There are no currently known conservation issues associated with southern grasshopper mice, largely due to its wide distribution and tolerance for disturbances caused by arthropods. However, some disturbances have been observed in their low density populations.

== Predatory behavior ==
Southern grasshopper mice are a predatory and very aggressive rodent species. In a study done by Richard McCarty and Charles H. Southwick, these grasshopper mice were deprived of food and their predatory behavior against laboratory mice and crickets was observed. After 48 hours of food deprivation, southern grasshopper mice spent more time eating crickets than the laboratory food they were provided. Live crickets were preferred to deceased specimens, which might suggest that prey movement might be a catalyst and cue for predatory attack. There was no gender related difference in how much time the mice spent feeding on crickets.

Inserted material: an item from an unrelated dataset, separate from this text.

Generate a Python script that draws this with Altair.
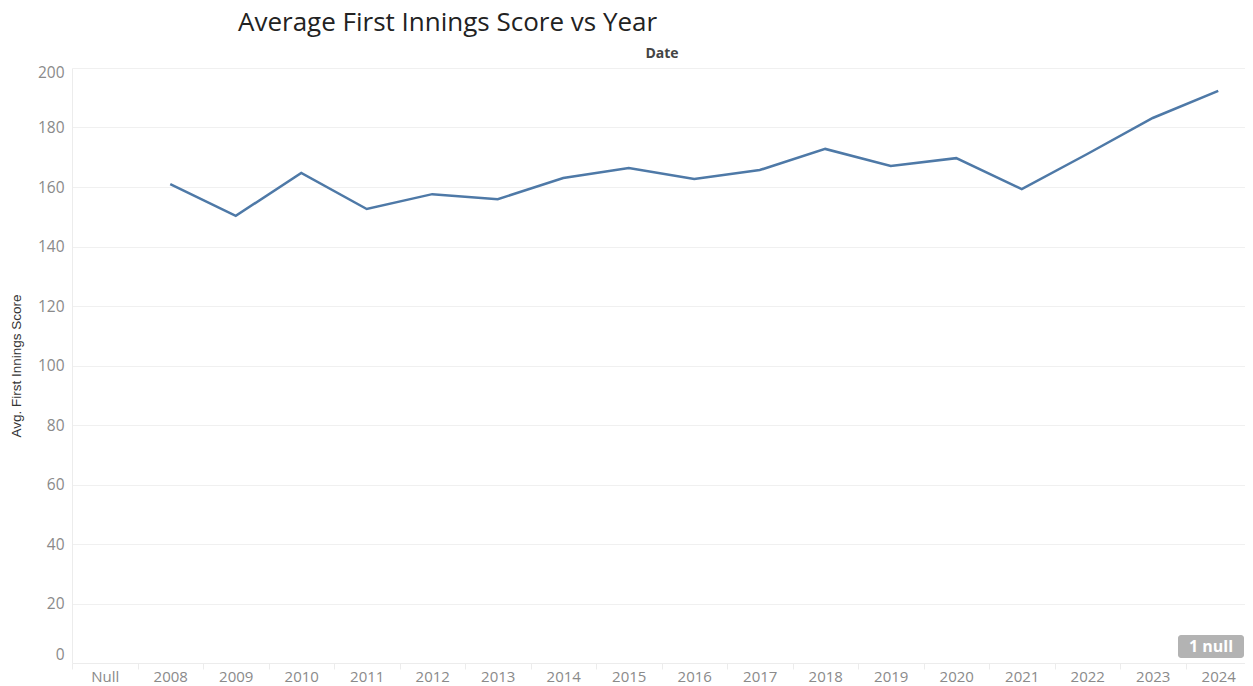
import altair as alt
import pandas as pd

years = ["Null", "2008", "2009", "2010", "2011", "2012", "2013", "2014", "2015",
         "2016", "2017", "2018", "2019", "2020", "2021", "2022", "2023", "2024"]
scores = [None, 161.0, 150.3, 164.7, 152.6, 157.6, 155.9, 163.0, 166.4,
          162.7, 165.7, 172.8, 167.1, 169.7, 159.3, 171.1, 183.2, 192.3]
y_ticks = [0, 20, 40, 60, 80, 100, 120, 140, 160, 180, 200]

df = pd.DataFrame({"Year": years, "Score": scores})

W, H = 1173, 595
xscale = alt.Scale(type="band", domain=years, range=[0, 1179],
                   paddingInner=0, paddingOuter=0)

line = alt.Chart(df).mark_line(color="#4e79a7", strokeWidth=2.5).encode(
    x=alt.X("Year:N", scale=xscale, bandPosition=0.5,
            axis=alt.Axis(title=None, labelAngle=0, tickBand="extent", ticks=True,
                          tickColor="#ececec", tickSize=6, domainColor="#ececec",
                          labelColor="#8a8a8a", labelFontSize=15, labelFont="Open Sans",
                          labelPadding=0, grid=False)),
    y=alt.Y("Score:Q", scale=alt.Scale(domain=[0, 200], nice=False),
            axis=alt.Axis(values=y_ticks, title="Avg. First Innings Score",
                          titleFont="Liberation Sans", titleFontSize=13.5,
                          titleFontWeight="normal", titleColor="#333333",
                          titlePadding=14, labelColor="#8a8a8a", labelFontSize=15.5,
                          labelFont="Open Sans", labelPadding=8, ticks=False,
                          labelOffset={"condition": [
                              {"test": "datum.value == 0", "value": -9},
                              {"test": "datum.value == 200", "value": 4}],
                              "value": 0},
                          domainColor="#ececec", gridColor="#f0f0f0")),
)

top_axis = alt.Chart(df).mark_line(opacity=0).encode(
    x=alt.X("Year:N", scale=xscale, bandPosition=0.5,
            axis=alt.Axis(orient="top", title="Date", labels=False, ticks=False,
                          domain=False, grid=False, titleFont="Open Sans", titleFontSize=14,
                          titleFontWeight="bold", titleColor="#444444", titlePadding=8)),
    y=alt.Y("Score:Q", axis=None),
)

badge_df = pd.DataFrame({"t": ["1 null"]})
badge_rect = alt.Chart(badge_df).mark_rect(fill="#b3b3b3", cornerRadius=3).encode(
    x=alt.value(1106), x2=alt.value(1172), y=alt.value(567), y2=alt.value(590))
badge_text = alt.Chart(badge_df).mark_text(color="white", fontWeight="bold", fontSize=16,
                                            font="Open Sans").encode(
    x=alt.value(1139), y=alt.value(579), text="t:N")

chart = alt.layer(line, top_axis, badge_rect, badge_text).resolve_axis(
    x="independent", y="independent"
).properties(
    width=W, height=H,
    title=alt.TitleParams("Average First Innings Score vs Year", anchor="start", frame="group",
                          dx=166, fontSize=26, font="Open Sans", fontWeight="normal",
                          color="#222222", offset=10),
    autosize=alt.AutoSizeParams(type="none"),
    padding={"left": 64, "top": 60, "right": 0, "bottom": 24},
).configure_view(stroke=None)

chart.save("out.html", embed_options={"renderer": "svg", "actions": False})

Highly aggressive behaviors were displayed towards laboratory mice in the same study, such as biting the back and tail of their prey. After two days of being around the laboratory mice, six of the 43 male grasshopper mice and 22 of the 45 females grasshopper mice killed and ate certain parts of the laboratory mice. This difference in predatory behavior between the male and female grasshopper mice was significant. In their study, both McCarty and Southwick concluded that food deprivation and the type of prey affected the intensity and aggressiveness of the predatory attacks observed by southern grasshopper mice.

== Brain and body size relation ==
Relative brain size tends to vary with food preferences. Brain size is usually smallest in folivores, larger in both granivores and insectivores, and largest in generalists. Measurements of cranial volume of museum specimens of southern grasshopper mouse have shown that on average, females were heavier and longer than males, but their cranial volume was about 3% less than that of males. However, this was not a significant difference. This pattern of brain-body relationship can also be seen in northern grasshopper mice. Moreover, the tail length of southern grasshopper mice made up an average of 33.9% of its body length. Their tail length measures an average of 4.58 ± 0.36 cm in females, and 4.50 ± 0.39 cm in males. Average tail length does not vary greatly between the sexes.

On average, female southern grasshopper mice are able to deal with a larger body size without increasing their brain size, when compared to males. There is still not enough evidence to explain the difference in body size and brain between males and females. It is possible that there are different demands on both sexes, which might contribute to this difference. These studies were also only done in the laboratory, and there might be sex-specific stresses in their natural habitat that influence brain growth. However, sexual dimorphism is quite common and has been observed in the central nervous system of other mammals.